I'm glad that our Democrats here in Athens can understand that if you tax something, you get less of it. I hope they transfer that thought to other parts of the city economy (e.g., a very, very, very high strip joint tax, for example, to help clean up that potentially toxic moral plume, and low business taxes).

I'm also glad that they say they are saying they want to save any revenue for potential spill cleanup. But whether or not that really happens, or it just goes into the general budget remains to be seen.



Well, the main point is that they won't have any better luck taxing drilling than they will any other sort of regulation. They can't beat the state if this goes to the courts, and it will end up in the courts if Athens tries to stop, regulate or tax drilling in the city limits. The tax proposal has the precise same benefit as the water protection regulations -- it's a sympolic move that may have PR benefits but it won't actually stop anyone from drilling, or force them to pay the city any money. TS



Can someone explain why it is so difficult to get council's attention directed towards the basics? I'm referring to things like streets, street lights, litter control, etc. I know they're not flashy issues, but they are important and more in line with what the job (council member) requires. Stick to the basics for a while, you'll be shocked at how many people will appreciate that more than a lot of this knee jerking to every cause that comes up.

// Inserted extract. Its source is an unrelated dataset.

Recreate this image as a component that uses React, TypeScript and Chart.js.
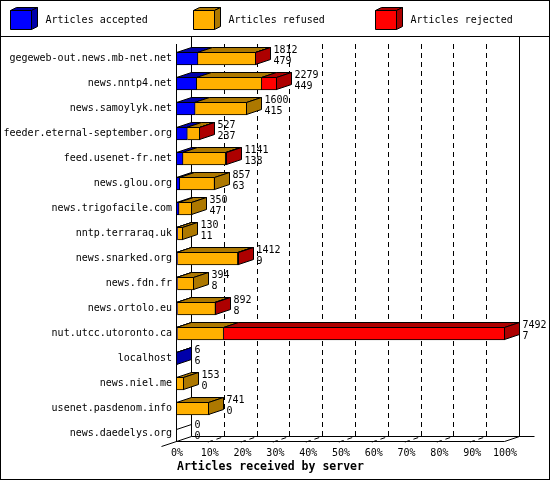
import React, { useRef, useEffect } from 'react';
import { Chart, Plugin, registerables } from 'chart.js';

Chart.register(...registerables);

// Data
const servers = [
    'gegeweb-out.news.mb-net.net',
    'news.nntp4.net',
    'news.samoylyk.net',
    'feeder.eternal-september.org',
    'feed.usenet-fr.net',
    'news.glou.org',
    'news.trigofacile.com',
    'nntp.terraraq.uk',
    'news.snarked.org',
    'news.fdn.fr',
    'news.ortolo.eu',
    'nut.utcc.utoronto.ca',
    'localhost',
    'news.niel.me',
    'usenet.pasdenom.info',
    'news.daedelys.org',
];
const offered = [1812, 2279, 1600, 527, 1141, 857, 350, 130, 1412, 394, 892, 7492, 6, 153, 741, 0];
const accepted = [479, 449, 415, 237, 138, 63, 47, 11, 9, 8, 8, 7, 6, 0, 0, 0];
const refused = [1318, 1487, 1185, 282, 973, 794, 303, 119, 1380, 386, 870, 1058, 0, 153, 741, 0];
const rejected = [15, 343, 0, 8, 30, 0, 0, 0, 23, 0, 14, 6427, 0, 0, 0, 0];

const seriesNames = ['Articles accepted', 'Articles refused', 'Articles rejected'];
const frontColors = ['#0000ff', '#ffb000', '#ff0000'];
const shadeColors = ['#0000aa', '#ad7800', '#ad0000'];
const percentTicks = [0, 10, 20, 30, 40, 50, 60, 70, 80, 90, 100];

const FONT = '"DejaVu Sans Mono", monospace';
const DX = 15; // 3d depth
const DY = 5;

const series = [accepted, refused, rejected];
const maxOffered = Math.max(...offered);
const pct = (v: number) => (v / maxOffered) * 100;

const line = (ctx: CanvasRenderingContext2D, pts: number[][]) => {
    ctx.beginPath();
    ctx.moveTo(pts[0][0], pts[0][1]);
    for (let i = 1; i < pts.length; i++) ctx.lineTo(pts[i][0], pts[i][1]);
    ctx.stroke();
};

const face = (ctx: CanvasRenderingContext2D, pts: number[][], fill: string) => {
    ctx.beginPath();
    ctx.moveTo(pts[0][0], pts[0][1]);
    for (let i = 1; i < pts.length; i++) ctx.lineTo(pts[i][0], pts[i][1]);
    ctx.closePath();
    ctx.fillStyle = fill;
    ctx.fill();
    ctx.stroke();
};

const frame3d: Plugin<'bar'> = {
    id: 'frame3d',
    beforeDraw(chart) {
        const { ctx, width, height } = chart;
        ctx.save();
        ctx.fillStyle = '#fff';
        ctx.fillRect(0, 0, width, height);
        ctx.strokeStyle = '#000';
        ctx.lineWidth = 1;
        ctx.strokeRect(0.5, 0.5, width - 1, height - 1);
        line(ctx, [[0, 36.5], [width, 36.5]]);

        // legend with little cubes
        ctx.font = `10px ${FONT}`;
        ctx.textBaseline = 'middle';
        ctx.textAlign = 'left';
        seriesNames.forEach((name, d) => {
            const x = Math.floor(10.5 + d * 182.5) + 0.5;
            const top = 10.5, bottom = 29.5, w = 21, dx = 6, dy = 3;
            face(ctx, [[x, top], [x + w, top], [x + w + dx, top - dy], [x + dx, top - dy]], shadeColors[d]);
            face(ctx, [[x + w, top], [x + w + dx, top - dy], [x + w + dx, bottom - dy], [x + w, bottom]], shadeColors[d]);
            face(ctx, [[x, top], [x + w, top], [x + w, bottom], [x, bottom]], frontColors[d]);
            ctx.fillStyle = '#000';
            ctx.fillText(name, x + 35, 20.5);
        });
        ctx.restore();
    },
    beforeDatasetsDraw(chart) {
        const { ctx, chartArea, scales } = chart;
        const xs = scales.x;
        const x0 = Math.round(xs.getPixelForValue(0)) - 0.5;
        const x1 = Math.round(xs.getPixelForValue(100)) - 0.5;
        const front = Math.round(chartArea.bottom - DY) + 0.5;
        const back = front - DY;
        const wallTop = 36;
        const frontTop = chartArea.top - 2;
        ctx.save();
        ctx.strokeStyle = '#000';
        ctx.lineWidth = 1;

        ctx.setLineDash([5, 4]);
        percentTicks.slice(1, -1).forEach((p) => {
            const px = Math.round(xs.getPixelForValue(p)) - 0.5;
            line(ctx, [[px + DX, frontTop], [px + DX, back], [px - 3, front + 1]]);
        });
        ctx.setLineDash([]);

        line(ctx, [[x0 + DX, wallTop], [x0 + DX, back], [x1 + 2 * DX, back]]);
        line(ctx, [[x1 + DX, wallTop], [x1 + DX, back]]);
        line(ctx, [[x0, frontTop], [x0, front], [x1, front], [x1 + DX, back]]);
        line(ctx, [[x0 - DX, front + DY], [x0 + DX, back]]);
        ctx.restore();
    },
    afterDatasetsDraw(chart) {
        const { ctx, scales } = chart;
        const x0 = Math.round(scales.x.getPixelForValue(0)) - 0.5;
        const metas = series.map((_, d) => chart.getDatasetMeta(d));
        ctx.save();
        ctx.strokeStyle = '#000';
        ctx.lineWidth = 1;
        ctx.font = `10px ${FONT}`;
        ctx.textBaseline = 'middle';
        ctx.textAlign = 'left';

        servers.forEach((_, i) => {
            let last = -1;
            let end = x0;
            let yc = 0, yt = 0, yb = 0;
            series.forEach((values, d) => {
                const el = metas[d].data[i] as any;
                const p = el.getProps(['x', 'y', 'base', 'height'], true);
                yc = p.y;
                yt = Math.round(p.y - p.height / 2) + 0.5;
                yb = Math.round(p.y + p.height / 2) - 0.5;
                if (values[i] > 0) {
                    const a = Math.round(p.base) - 0.5;
                    const b = Math.round(p.x) - 0.5;
                    face(ctx, [[a, yt], [b, yt], [b + DX, yt - DY], [a + DX, yt - DY]], shadeColors[d]);
                    last = d;
                    end = b;
                }
            });
            if (last >= 0) {
                face(ctx, [[end, yt], [end + DX, yt - DY], [end + DX, yb - DY], [end, yb]], shadeColors[last]);
            } else {
                line(ctx, [[x0, yt + 2], [x0 + DX, yt + 2 - DY]]);
            }
            ctx.fillStyle = '#000';
            const tx = end + DX + 3;
            ctx.fillText(String(offered[i]), tx, yc - 8.5);
            ctx.fillText(String(accepted[i]), tx, yc + 2.5);
        });
        ctx.restore();
    },
};

const ServerChart: React.FC = () => {
    const chartRef = useRef<HTMLCanvasElement | null>(null);
    const chartInstance = useRef<Chart | null>(null);

    useEffect(() => {
        if (!chartRef.current) return;
        const ctx = chartRef.current.getContext('2d');
        if (!ctx) return;
        if (chartInstance.current) chartInstance.current.destroy();

        chartInstance.current = new Chart(ctx, {
            type: 'bar',
            data: {
                labels: servers,
                datasets: series.map((values, d) => ({
                    label: seriesNames[d],
                    data: values.map(pct),
                    backgroundColor: frontColors[d],
                    borderColor: '#000',
                    borderWidth: 1,
                    barThickness: 13,
                    stack: 'articles',
                })),
            },
            options: {
                indexAxis: 'y',
                responsive: false,
                devicePixelRatio: 1,
                animation: false,
                events: [],
                layout: { padding: { top: 46, right: 45, bottom: 0, left: 0 } },
                plugins: {
                    legend: { display: false },
                    tooltip: { enabled: false },
                },
                scales: {
                    x: {
                        stacked: true,
                        min: 0,
                        max: 100,
                        grid: { display: false, drawTicks: false },
                        border: { display: false },
                        afterFit: (scale: any) => { scale.height = 34; },
                        afterBuildTicks: (scale: any) => {
                            scale.ticks = percentTicks.map((value) => ({ value }));
                        },
                        ticks: {
                            color: '#000',
                            padding: 1,
                            maxRotation: 0,
                            autoSkip: false,
                            font: { family: FONT, size: 10 },
                            callback: (v: any) => `${v}%`,
                        },
                        title: {
                            display: true,
                            text: 'Articles received by server',
                            align: 'start',
                            color: '#000',
                            padding: { top: 0, bottom: 6 },
                            font: { family: FONT, size: 11.5, weight: 'bold', lineHeight: 1.2 },
                        },
                    },
                    y: {
                        stacked: true,
                        grid: { display: false, drawTicks: false },
                        border: { display: false },
                        afterFit: (scale: any) => { scale.width = 177; },
                        ticks: {
                            color: '#000',
                            padding: 5,
                            autoSkip: false,
                            font: { family: FONT, size: 10 },
                        },
                    },
                },
            },
            plugins: [frame3d],
        });

        return () => {
            if (chartInstance.current) {
                chartInstance.current.destroy();
                chartInstance.current = null;
            }
        };
    }, []);

    return (
        <div style={{ position: 'fixed', left: 0, top: 0, width: 550, height: 480 }}>
            <canvas ref={chartRef} width={550} height={480} style={{ display: 'block' }}></canvas>
        </div>
    );
};

export default function App() {
    return <ServerChart />;
}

Dean Bruckner, your comments are genious and should be mentioned at city council meetings (regarding the 'strip joint').

Tax it ! Dont fight it, Tax It !




Thanks for the input. My understanding was that some level of city taxation on this activity was permitted, but I'm not a lawyer. I guess we'll wait for the Law Director's input to see.

I wonder who the "environmental advisory body" is. Is it If so, it's liable to be more feel-good window dressing, and that would be disappointing.